* Aim of the exercise
Transcribe the whole listing without a single picture.

* Raw data
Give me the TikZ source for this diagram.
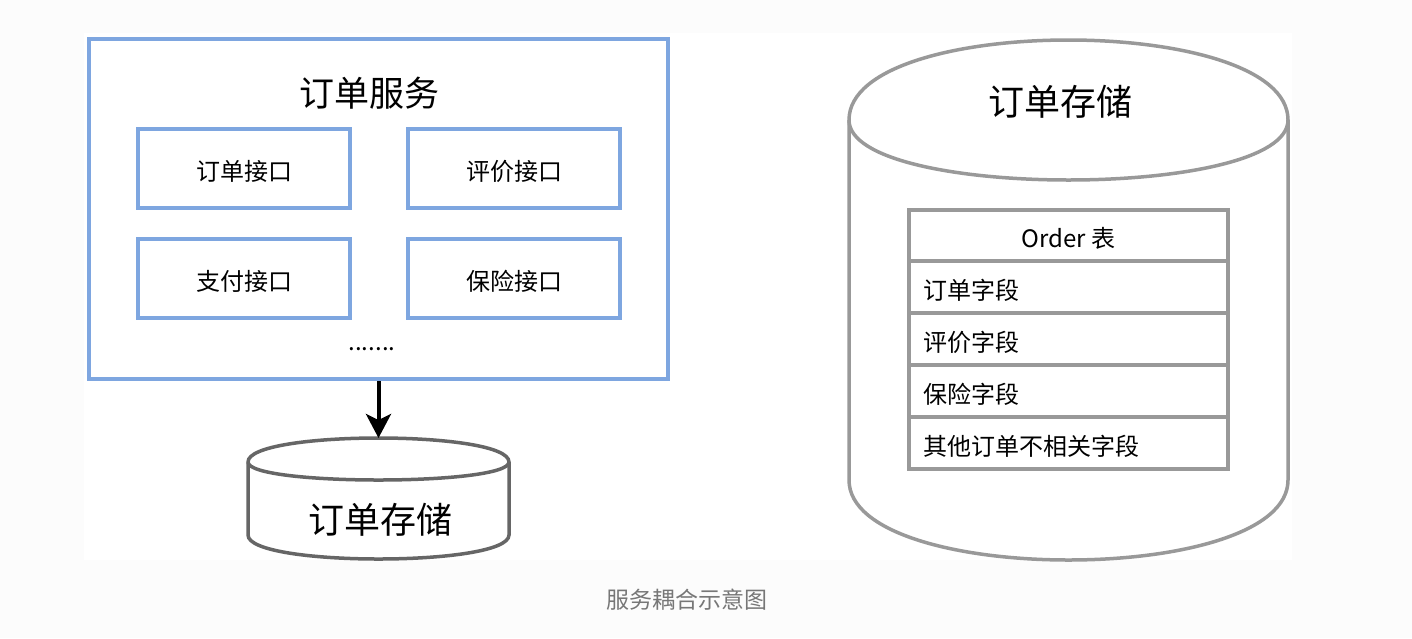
\documentclass[tikz,border=0pt]{standalone}
\usepackage{fontspec}
\setmainfont{Noto Sans CJK SC}
\usetikzlibrary{arrows.meta}
\definecolor{bluebd}{HTML}{7EA6E0}
\definecolor{gdark}{HTML}{666666}
\definecolor{glight}{HTML}{999999}
\definecolor{pagebg}{HTML}{FCFCFC}
\definecolor{capgray}{HTML}{777777}
\newcommand\drawiocyl[6]{%
  \draw[#1, line width=3.5pt, fill=white]
    ({#2},{#3+#6}) .. controls ({#2},{#3-#6/3}) and ({#2+#4},{#3-#6/3}) .. ({#2+#4},{#3+#6})
    -- ({#2+#4},{#3+#5-#6}) .. controls ({#2+#4},{#3+#5+#6/3}) and ({#2},{#3+#5+#6/3}) .. ({#2},{#3+#5-#6}) -- cycle;
  \draw[#1, line width=3.5pt]
    ({#2},{#3+#6}) .. controls ({#2},{#3+2*#6}) and ({#2+#4},{#3+2*#6}) .. ({#2+#4},{#3+#6});}
\begin{document}
\begin{tikzpicture}[x=1pt,y=-1pt,
  outerbox/.style={draw=bluebd, line width=4pt, minimum width=579pt, minimum height=340pt, inner sep=0pt},
  ifacebox/.style={draw=bluebd, line width=4pt, minimum width=212pt, minimum height=79pt, inner sep=0pt,
     text height=24pt, text depth=0pt, font=\fontsize{24}{28}\selectfont},
  bigtext/.style={font=\fontsize{36}{40}\selectfont, inner sep=0pt},
  rowbox/.style={draw=glight, line width=3.5pt, minimum width=319pt, minimum height=52pt, inner sep=0pt,
     outer sep=0pt, text height=24pt, text depth=0pt, font=\fontsize{24}{28}\selectfont},
  rowleft/.style={rowbox, text width=291pt, inner xsep=14pt, align=left},
  holder/.style={inner sep=0pt, outer sep=0pt}]
\useasboundingbox (0,0) rectangle (1412,638);
\fill[pagebg] (0,0) rectangle (1412,638);
\fill[white] (84,33) rectangle (1292,560);

% left: order service
\node[outerbox] (svc) at (378.5,209) {};
\node[bigtext, font=\fontsize{35}{40}\selectfont] (svctitle) at (369,93) {订单服务};
\node[ifacebox] (i1) at (244,168.5) {订单接口};
\node[ifacebox] (i2) at (514,168.5) {评价接口};
\node[ifacebox] (i3) at (244,278.5) {支付接口};
\node[ifacebox] (i4) at (514,278.5) {保险接口};
\node[anchor=base, inner sep=0pt, font=\fontsize{24}{28}\selectfont] (dots) at (372,350) {.......};

% small storage cylinder
\drawiocyl{gdark}{248}{438}{261}{121}{24}
\node[holder, minimum width=261pt, minimum height=121pt] (db1) at (378.5,498.5) {};
\node[bigtext] (db1label) at (380,520) {订单存储};
\draw[line width=4pt, -{Stealth[length=24pt,width=25pt,inset=6pt]}] (svc.south) -- (db1.north);

% big storage cylinder
\drawiocyl{glight}{849}{40}{439}{520}{80}
\node[holder, minimum width=439pt, minimum height=520pt] (db2) at (1068.5,300) {};
\node[bigtext] (db2label) at (1060,102) {订单存储};

% order table
\node[rowbox, minimum height=51pt, anchor=north] (thead) at (1068.5,210) {Order 表};
\node[rowleft, anchor=north] (r1) at (thead.south) {订单字段};
\node[rowleft, anchor=north] (r2) at (r1.south) {评价字段};
\node[rowleft, anchor=north] (r3) at (r2.south) {保险字段};
\node[rowleft, anchor=north] (r4) at (r3.south) {其他订单不相关字段};

% caption
\node[inner sep=0pt, text=capgray, font=\fontsize{23}{26}\selectfont] (caption) at (687,600) {服务耦合示意图};
\end{tikzpicture}
\end{document}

* Full output
Give me the TikZ source for this diagram.
\documentclass[tikz,border=0pt]{standalone}
\usepackage{fontspec}
\setmainfont{Noto Sans CJK SC}
\usetikzlibrary{arrows.meta}
\definecolor{bluebd}{HTML}{7EA6E0}
\definecolor{gdark}{HTML}{666666}
\definecolor{glight}{HTML}{999999}
\definecolor{pagebg}{HTML}{FCFCFC}
\definecolor{capgray}{HTML}{777777}
\newcommand\drawiocyl[6]{%
  \draw[#1, line width=3.5pt, fill=white]
    ({#2},{#3+#6}) .. controls ({#2},{#3-#6/3}) and ({#2+#4},{#3-#6/3}) .. ({#2+#4},{#3+#6})
    -- ({#2+#4},{#3+#5-#6}) .. controls ({#2+#4},{#3+#5+#6/3}) and ({#2},{#3+#5+#6/3}) .. ({#2},{#3+#5-#6}) -- cycle;
  \draw[#1, line width=3.5pt]
    ({#2},{#3+#6}) .. controls ({#2},{#3+2*#6}) and ({#2+#4},{#3+2*#6}) .. ({#2+#4},{#3+#6});}
\begin{document}
\begin{tikzpicture}[x=1pt,y=-1pt,
  outerbox/.style={draw=bluebd, line width=4pt, minimum width=579pt, minimum height=340pt, inner sep=0pt},
  ifacebox/.style={draw=bluebd, line width=4pt, minimum width=212pt, minimum height=79pt, inner sep=0pt,
     text height=24pt, text depth=0pt, font=\fontsize{24}{28}\selectfont},
  bigtext/.style={font=\fontsize{36}{40}\selectfont, inner sep=0pt},
  rowbox/.style={draw=glight, line width=3.5pt, minimum width=319pt, minimum height=52pt, inner sep=0pt,
     outer sep=0pt, text height=24pt, text depth=0pt, font=\fontsize{24}{28}\selectfont},
  rowleft/.style={rowbox, text width=291pt, inner xsep=14pt, align=left},
  holder/.style={inner sep=0pt, outer sep=0pt}]
\useasboundingbox (0,0) rectangle (1412,638);
\fill[pagebg] (0,0) rectangle (1412,638);
\fill[white] (84,33) rectangle (1292,560);

% left: order service
\node[outerbox] (svc) at (378.5,209) {};
\node[bigtext, font=\fontsize{35}{40}\selectfont] (svctitle) at (369,93) {订单服务};
\node[ifacebox] (i1) at (244,168.5) {订单接口};
\node[ifacebox] (i2) at (514,168.5) {评价接口};
\node[ifacebox] (i3) at (244,278.5) {支付接口};
\node[ifacebox] (i4) at (514,278.5) {保险接口};
\node[anchor=base, inner sep=0pt, font=\fontsize{24}{28}\selectfont] (dots) at (372,350) {.......};

% small storage cylinder
\drawiocyl{gdark}{248}{438}{261}{121}{24}
\node[holder, minimum width=261pt, minimum height=121pt] (db1) at (378.5,498.5) {};
\node[bigtext] (db1label) at (380,520) {订单存储};
\draw[line width=4pt, -{Stealth[length=24pt,width=25pt,inset=6pt]}] (svc.south) -- (db1.north);

% big storage cylinder
\drawiocyl{glight}{849}{40}{439}{520}{80}
\node[holder, minimum width=439pt, minimum height=520pt] (db2) at (1068.5,300) {};
\node[bigtext] (db2label) at (1060,102) {订单存储};

% order table
\node[rowbox, minimum height=51pt, anchor=north] (thead) at (1068.5,210) {Order 表};
\node[rowleft, anchor=north] (r1) at (thead.south) {订单字段};
\node[rowleft, anchor=north] (r2) at (r1.south) {评价字段};
\node[rowleft, anchor=north] (r3) at (r2.south) {保险字段};
\node[rowleft, anchor=north] (r4) at (r3.south) {其他订单不相关字段};

% caption
\node[inner sep=0pt, text=capgray, font=\fontsize{23}{26}\selectfont] (caption) at (687,600) {服务耦合示意图};
\end{tikzpicture}
\end{document}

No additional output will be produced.